Najjar thought there was something vaguely familiar about him. “Who is he?”

“You were never supposed to meet him,” Dr. Saddaji replied not only to Najjar but to the two dozen other scientists standing around them. “But events beyond our control have forced the issue.”

Najjar watched his father-in-law staring at the man, who was silently pleading for his life. But there was nothing in Dr. Saddaji’s voice or body language that suggested mercy would be forthcoming. Indeed, Najjar had never seen him so cold, so dark, so filled with hatred.

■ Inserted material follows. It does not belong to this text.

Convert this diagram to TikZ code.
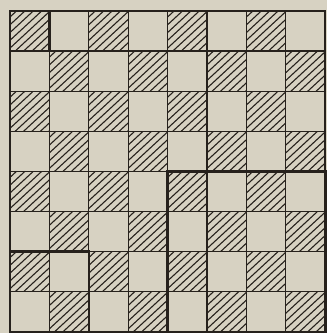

“Gentlemen, take note of this man and remember him well,” Dr. Saddaji said. “He is an Arab—an Iraqi—and a traitor.”

Najjar was stunned. It was one thing to be from Iraq. He was, and so was Dr. Saddaji, along with several others. But they weren’t Arabs. They were all Persians.

How can there be an Arab in our midst? Who allowed it, and why?

This research facility was top secret, buried deep inside Alvand Mountain, the highest peak in the region. Of the half-million people in the surrounding area, including in Hamadan—one of the oldest cities in Iran—not a single one was Arab. Less than one-tenth of one percent of them knew this facility existed at all, much less that the future of Iran’s civilian nuclear power program was being designed and developed here. What on earth could have possessed someone to allow an enemy into the camp?

As if on cue, Dr. Saddaji took the responsibility upon himself.

“Gentlemen, I will be candid. I recruited this man. He was once a colleague at the University of Baghdad, one of the most brilliant minds of our generation, an absolute genius in the field of UD3. He was not one of us, true. But we needed his expertise. I thought I could trust him. With the blessing of the Supreme Leader, I made him an offer he couldn’t refuse. But I made a mistake. He sold us out. Now he must pay.”

Saddaji’s response generated more questions than it answered, at least for Najjar. UD3? Why in the world would Saddaji need an expert in the use of uranium deuteride? Even a junior physicist like himself knew UD3 had no civilian uses. Had Dr. Saddaji completely lost his mind? What if the IAEA caught wind of a UD3 expert—one from Iraq, at that—inside a nuclear facility the IAEA didn’t even know existed? Why take such a risk with the eyes of the international community riveted so intently on the Iranian nuclear program?

Before Najjar could raise any of these questions, however, Dr. Saddaji continued, outlining what this man had done to betray them all. He explained that the man had been caught making two unauthorized calls to Europe.

“He claims he has a girlfriend in France,” Dr. Saddaji sniffed. “He claims he had no idea his girlfriend was an agent for the Mossad.”

Najjar couldn’t believe what he was hearing. He had never met a man as careful, as thorough, as meticulous about everything—and especially about security—as his father-in-law. Whoever this person sitting before them was, his treachery was appalling. But what did his father-in-law expect? Couldn’t he have seen this coming? Something didn’t make sense.

But this “trial”—if it could be called that—was suddenly over as quickly as it had begun. No one was being invited to ask questions of the accused or of Saddaji. An executioner now entered the warehouse, carrying an ornate sword that looked several centuries old. His face was covered by a black ski mask. A moment later, the traitor’s head was rolling across the warehouse floor. Najjar became violently ill, but the point had been made—all betrayals, real or imagined, would be punished severely.